> [Requirements] Starting at the line containing "Rebuild this chart", copy each line exactly, ending with the line containing "var chart = echarts.init(document.getElementById('main'));". Leave out everything else.

> [Extracted records]
▬▬▬▬▬▬▬▬▬▬

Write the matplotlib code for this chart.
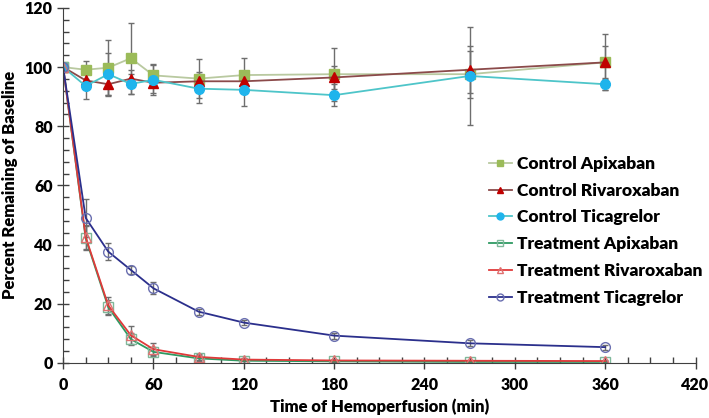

▬▬▬▬▬▬▬▬▬▬

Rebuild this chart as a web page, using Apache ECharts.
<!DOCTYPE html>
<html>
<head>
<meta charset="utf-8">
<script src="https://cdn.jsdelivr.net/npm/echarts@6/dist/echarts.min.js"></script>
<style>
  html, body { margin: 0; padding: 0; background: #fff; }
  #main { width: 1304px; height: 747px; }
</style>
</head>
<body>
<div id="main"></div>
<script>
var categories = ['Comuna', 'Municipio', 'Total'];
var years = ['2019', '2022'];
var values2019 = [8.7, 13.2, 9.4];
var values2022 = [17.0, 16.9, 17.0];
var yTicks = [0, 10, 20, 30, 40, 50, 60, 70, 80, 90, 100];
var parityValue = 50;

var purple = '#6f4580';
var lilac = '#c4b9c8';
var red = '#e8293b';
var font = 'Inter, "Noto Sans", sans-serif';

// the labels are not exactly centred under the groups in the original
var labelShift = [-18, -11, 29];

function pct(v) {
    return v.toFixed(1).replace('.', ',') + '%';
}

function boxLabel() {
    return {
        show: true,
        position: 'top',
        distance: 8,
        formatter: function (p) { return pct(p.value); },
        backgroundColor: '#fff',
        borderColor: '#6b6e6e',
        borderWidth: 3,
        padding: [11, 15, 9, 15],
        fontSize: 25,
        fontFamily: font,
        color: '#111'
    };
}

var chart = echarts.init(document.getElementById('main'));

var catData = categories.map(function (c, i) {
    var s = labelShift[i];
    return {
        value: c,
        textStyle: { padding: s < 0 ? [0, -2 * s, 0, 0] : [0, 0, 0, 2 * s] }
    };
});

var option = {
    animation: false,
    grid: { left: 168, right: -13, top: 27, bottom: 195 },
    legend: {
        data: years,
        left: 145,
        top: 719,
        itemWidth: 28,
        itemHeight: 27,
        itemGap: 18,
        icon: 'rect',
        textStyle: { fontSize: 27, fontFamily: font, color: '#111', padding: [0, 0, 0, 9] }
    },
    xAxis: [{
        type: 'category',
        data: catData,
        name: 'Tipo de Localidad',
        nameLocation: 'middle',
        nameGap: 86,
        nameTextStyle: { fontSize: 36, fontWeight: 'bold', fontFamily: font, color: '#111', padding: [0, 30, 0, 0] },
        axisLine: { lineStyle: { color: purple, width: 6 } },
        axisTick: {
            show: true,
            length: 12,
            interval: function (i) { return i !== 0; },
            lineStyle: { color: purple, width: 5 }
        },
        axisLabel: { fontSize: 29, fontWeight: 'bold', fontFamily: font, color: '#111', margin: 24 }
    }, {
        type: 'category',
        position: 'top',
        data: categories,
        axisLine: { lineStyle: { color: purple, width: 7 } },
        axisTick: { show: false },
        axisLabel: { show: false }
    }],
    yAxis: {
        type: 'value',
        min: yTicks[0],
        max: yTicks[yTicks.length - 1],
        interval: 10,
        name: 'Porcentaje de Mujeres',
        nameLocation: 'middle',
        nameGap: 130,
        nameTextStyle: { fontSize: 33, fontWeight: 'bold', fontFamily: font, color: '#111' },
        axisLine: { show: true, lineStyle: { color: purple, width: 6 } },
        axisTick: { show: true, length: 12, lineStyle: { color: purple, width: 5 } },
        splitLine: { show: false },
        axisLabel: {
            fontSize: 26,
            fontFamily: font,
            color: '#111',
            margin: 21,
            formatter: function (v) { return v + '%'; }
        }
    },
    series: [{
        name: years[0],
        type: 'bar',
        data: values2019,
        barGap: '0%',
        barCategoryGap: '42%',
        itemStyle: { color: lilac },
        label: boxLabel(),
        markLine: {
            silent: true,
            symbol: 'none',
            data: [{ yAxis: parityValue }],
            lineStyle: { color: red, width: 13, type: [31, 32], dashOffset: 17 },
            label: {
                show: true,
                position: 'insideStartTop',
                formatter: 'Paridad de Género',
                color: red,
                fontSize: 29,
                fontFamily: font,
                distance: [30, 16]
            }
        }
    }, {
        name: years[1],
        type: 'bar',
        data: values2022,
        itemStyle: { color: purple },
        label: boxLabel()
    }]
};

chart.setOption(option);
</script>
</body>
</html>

▬▬▬▬▬▬▬▬▬▬

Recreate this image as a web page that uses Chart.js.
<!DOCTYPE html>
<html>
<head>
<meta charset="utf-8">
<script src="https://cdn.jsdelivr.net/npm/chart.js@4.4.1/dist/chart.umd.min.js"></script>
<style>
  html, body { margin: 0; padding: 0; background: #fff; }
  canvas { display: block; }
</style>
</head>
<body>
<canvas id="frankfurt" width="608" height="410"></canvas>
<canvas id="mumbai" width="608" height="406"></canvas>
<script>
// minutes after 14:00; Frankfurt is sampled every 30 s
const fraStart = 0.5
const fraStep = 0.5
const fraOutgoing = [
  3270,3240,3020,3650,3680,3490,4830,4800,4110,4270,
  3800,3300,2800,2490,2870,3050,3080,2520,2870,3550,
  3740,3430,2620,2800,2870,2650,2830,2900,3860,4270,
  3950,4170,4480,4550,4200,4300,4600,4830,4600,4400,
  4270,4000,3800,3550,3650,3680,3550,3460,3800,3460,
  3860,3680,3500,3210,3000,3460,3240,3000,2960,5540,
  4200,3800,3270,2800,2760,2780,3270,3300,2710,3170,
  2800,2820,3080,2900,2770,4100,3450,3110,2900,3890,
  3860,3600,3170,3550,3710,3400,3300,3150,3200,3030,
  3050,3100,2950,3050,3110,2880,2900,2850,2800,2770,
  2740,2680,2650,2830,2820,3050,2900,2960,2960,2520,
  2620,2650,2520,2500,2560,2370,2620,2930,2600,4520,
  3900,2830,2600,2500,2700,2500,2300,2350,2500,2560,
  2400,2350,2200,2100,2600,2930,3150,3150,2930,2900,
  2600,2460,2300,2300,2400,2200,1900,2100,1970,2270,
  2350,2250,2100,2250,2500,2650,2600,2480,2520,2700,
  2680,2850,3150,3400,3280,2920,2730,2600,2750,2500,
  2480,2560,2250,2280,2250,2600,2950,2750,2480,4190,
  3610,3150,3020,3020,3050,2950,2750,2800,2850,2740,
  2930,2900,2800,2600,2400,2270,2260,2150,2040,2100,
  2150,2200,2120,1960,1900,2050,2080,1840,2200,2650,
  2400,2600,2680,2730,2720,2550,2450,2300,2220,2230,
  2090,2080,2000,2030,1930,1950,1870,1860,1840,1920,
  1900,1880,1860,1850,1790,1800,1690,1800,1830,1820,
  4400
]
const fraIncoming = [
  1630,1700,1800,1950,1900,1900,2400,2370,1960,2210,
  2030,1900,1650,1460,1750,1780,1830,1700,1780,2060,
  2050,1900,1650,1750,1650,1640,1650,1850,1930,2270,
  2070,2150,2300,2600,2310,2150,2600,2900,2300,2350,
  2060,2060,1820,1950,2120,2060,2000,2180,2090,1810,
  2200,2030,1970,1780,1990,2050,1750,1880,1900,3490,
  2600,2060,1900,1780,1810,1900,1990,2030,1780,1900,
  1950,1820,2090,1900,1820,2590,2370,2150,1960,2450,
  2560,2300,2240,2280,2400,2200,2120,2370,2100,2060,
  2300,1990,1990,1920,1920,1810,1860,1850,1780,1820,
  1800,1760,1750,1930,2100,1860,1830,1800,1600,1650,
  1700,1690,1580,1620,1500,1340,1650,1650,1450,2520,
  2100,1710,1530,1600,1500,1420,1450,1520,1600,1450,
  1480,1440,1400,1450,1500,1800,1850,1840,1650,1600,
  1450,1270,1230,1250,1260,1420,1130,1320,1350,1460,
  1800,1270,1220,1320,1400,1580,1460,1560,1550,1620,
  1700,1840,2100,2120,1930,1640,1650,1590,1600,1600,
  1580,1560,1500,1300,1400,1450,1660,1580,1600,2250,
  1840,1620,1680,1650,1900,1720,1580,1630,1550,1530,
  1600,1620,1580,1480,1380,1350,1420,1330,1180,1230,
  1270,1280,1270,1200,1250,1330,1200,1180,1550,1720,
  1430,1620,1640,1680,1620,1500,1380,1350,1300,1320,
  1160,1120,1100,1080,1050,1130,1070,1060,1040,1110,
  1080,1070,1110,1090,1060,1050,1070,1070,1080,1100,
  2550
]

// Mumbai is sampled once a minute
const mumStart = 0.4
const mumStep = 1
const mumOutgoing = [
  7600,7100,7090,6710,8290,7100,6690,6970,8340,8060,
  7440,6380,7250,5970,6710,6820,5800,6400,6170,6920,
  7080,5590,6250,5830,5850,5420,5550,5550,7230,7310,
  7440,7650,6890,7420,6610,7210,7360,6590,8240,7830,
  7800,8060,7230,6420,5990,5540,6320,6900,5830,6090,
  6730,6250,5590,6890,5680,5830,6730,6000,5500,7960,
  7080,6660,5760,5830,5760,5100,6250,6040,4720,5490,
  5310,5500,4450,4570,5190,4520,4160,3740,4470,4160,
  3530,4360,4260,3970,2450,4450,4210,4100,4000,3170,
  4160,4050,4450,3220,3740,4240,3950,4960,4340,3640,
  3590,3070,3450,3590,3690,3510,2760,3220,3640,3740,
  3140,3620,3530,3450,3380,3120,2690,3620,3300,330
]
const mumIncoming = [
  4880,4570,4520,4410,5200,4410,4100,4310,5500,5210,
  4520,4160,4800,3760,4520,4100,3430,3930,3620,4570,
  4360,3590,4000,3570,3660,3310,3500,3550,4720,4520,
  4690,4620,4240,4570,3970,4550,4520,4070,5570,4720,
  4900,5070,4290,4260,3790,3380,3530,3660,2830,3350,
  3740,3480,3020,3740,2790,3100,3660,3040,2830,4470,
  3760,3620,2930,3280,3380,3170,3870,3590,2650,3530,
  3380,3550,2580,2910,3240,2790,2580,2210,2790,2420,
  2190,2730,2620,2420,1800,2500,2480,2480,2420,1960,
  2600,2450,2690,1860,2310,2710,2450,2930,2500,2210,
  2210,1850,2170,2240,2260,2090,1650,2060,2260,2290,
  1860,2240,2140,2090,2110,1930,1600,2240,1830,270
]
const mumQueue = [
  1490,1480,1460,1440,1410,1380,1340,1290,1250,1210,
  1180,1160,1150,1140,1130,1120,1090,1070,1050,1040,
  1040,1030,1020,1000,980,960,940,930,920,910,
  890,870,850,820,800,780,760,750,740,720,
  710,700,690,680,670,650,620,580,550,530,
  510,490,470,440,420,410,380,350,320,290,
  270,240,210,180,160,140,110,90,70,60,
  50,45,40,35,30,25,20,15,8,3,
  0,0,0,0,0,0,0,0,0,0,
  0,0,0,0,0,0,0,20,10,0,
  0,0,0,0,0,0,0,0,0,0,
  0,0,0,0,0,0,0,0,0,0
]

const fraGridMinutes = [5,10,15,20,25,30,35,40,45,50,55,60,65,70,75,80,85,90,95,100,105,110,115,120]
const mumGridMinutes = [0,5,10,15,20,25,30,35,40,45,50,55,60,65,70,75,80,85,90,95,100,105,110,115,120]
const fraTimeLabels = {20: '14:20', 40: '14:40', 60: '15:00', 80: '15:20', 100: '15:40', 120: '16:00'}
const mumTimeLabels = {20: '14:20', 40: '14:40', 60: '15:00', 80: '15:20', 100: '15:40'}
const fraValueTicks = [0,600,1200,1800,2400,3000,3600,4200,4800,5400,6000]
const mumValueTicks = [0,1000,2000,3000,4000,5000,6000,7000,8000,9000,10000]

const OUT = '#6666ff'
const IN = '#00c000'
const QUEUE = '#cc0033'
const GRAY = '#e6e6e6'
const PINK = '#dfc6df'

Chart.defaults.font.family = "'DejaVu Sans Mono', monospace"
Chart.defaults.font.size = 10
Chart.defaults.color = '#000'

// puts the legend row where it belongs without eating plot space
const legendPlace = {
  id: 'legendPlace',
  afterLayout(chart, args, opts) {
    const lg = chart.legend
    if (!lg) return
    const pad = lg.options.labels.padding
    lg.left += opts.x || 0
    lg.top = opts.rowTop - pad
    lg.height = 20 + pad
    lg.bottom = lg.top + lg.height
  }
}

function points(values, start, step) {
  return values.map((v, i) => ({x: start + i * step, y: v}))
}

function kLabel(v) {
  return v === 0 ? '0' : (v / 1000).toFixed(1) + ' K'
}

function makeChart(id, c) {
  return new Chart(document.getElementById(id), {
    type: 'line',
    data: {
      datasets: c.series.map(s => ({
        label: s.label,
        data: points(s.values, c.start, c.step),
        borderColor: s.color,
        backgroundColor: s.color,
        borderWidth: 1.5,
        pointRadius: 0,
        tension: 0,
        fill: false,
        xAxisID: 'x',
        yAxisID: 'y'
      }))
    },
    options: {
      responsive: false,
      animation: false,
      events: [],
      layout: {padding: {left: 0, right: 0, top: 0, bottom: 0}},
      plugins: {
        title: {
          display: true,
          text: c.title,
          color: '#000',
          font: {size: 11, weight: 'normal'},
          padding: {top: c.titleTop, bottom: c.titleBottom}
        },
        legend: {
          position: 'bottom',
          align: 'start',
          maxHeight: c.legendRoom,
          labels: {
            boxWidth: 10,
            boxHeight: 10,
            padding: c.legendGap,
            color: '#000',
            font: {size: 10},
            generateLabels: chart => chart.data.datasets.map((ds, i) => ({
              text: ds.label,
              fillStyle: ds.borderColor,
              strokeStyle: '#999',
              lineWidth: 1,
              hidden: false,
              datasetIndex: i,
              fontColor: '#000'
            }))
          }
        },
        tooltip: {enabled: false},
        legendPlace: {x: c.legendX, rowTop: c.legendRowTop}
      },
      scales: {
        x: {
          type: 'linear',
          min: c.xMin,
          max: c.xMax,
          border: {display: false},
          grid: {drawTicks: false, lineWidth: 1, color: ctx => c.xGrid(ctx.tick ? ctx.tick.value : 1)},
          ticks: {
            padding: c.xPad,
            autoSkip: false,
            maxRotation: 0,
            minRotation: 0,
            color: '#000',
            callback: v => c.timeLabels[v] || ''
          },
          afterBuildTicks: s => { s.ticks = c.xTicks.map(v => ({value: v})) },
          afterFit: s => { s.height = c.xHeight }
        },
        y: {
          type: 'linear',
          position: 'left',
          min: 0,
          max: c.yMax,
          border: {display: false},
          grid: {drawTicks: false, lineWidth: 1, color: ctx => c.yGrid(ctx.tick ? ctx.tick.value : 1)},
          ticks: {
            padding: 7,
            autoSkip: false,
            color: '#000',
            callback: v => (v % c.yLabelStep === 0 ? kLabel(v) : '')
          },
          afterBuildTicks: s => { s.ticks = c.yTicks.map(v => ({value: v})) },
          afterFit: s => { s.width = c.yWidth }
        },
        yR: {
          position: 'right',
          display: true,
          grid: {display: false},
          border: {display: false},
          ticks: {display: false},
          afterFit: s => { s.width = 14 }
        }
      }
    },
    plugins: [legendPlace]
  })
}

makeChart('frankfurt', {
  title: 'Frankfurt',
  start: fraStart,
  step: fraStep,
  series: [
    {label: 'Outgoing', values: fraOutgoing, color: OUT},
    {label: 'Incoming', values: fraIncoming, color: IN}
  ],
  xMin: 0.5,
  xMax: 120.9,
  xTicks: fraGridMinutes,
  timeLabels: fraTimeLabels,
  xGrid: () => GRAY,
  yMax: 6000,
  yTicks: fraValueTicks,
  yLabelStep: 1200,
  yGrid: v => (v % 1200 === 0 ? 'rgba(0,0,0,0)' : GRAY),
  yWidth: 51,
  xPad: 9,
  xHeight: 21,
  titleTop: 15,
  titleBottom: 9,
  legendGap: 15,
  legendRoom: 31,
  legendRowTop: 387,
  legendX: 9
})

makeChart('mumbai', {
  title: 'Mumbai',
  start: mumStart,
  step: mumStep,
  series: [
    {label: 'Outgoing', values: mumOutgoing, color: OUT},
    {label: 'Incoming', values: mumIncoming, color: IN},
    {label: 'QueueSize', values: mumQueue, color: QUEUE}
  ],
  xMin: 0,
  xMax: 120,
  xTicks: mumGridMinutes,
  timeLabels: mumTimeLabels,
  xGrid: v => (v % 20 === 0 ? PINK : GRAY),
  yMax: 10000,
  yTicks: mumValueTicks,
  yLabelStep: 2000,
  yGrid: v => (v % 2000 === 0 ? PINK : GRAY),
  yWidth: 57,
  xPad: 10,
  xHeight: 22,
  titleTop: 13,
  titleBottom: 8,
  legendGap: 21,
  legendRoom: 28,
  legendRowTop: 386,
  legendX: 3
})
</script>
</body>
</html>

▬▬▬▬▬▬▬▬▬▬

> [Full solution]
Rebuild this chart as a web page, using Apache ECharts.
<!DOCTYPE html>
<html>
<head>
<meta charset="utf-8">
<script src="https://cdn.jsdelivr.net/npm/echarts@6/dist/echarts.min.js"></script>
<style>
  html, body { margin: 0; padding: 0; background: #fff; }
  #main { width: 1304px; height: 747px; }
</style>
</head>
<body>
<div id="main"></div>
<script>
var categories = ['Comuna', 'Municipio', 'Total'];
var years = ['2019', '2022'];
var values2019 = [8.7, 13.2, 9.4];
var values2022 = [17.0, 16.9, 17.0];
var yTicks = [0, 10, 20, 30, 40, 50, 60, 70, 80, 90, 100];
var parityValue = 50;

var purple = '#6f4580';
var lilac = '#c4b9c8';
var red = '#e8293b';
var font = 'Inter, "Noto Sans", sans-serif';

// the labels are not exactly centred under the groups in the original
var labelShift = [-18, -11, 29];

function pct(v) {
    return v.toFixed(1).replace('.', ',') + '%';
}

function boxLabel() {
    return {
        show: true,
        position: 'top',
        distance: 8,
        formatter: function (p) { return pct(p.value); },
        backgroundColor: '#fff',
        borderColor: '#6b6e6e',
        borderWidth: 3,
        padding: [11, 15, 9, 15],
        fontSize: 25,
        fontFamily: font,
        color: '#111'
    };
}

var chart = echarts.init(document.getElementById('main'));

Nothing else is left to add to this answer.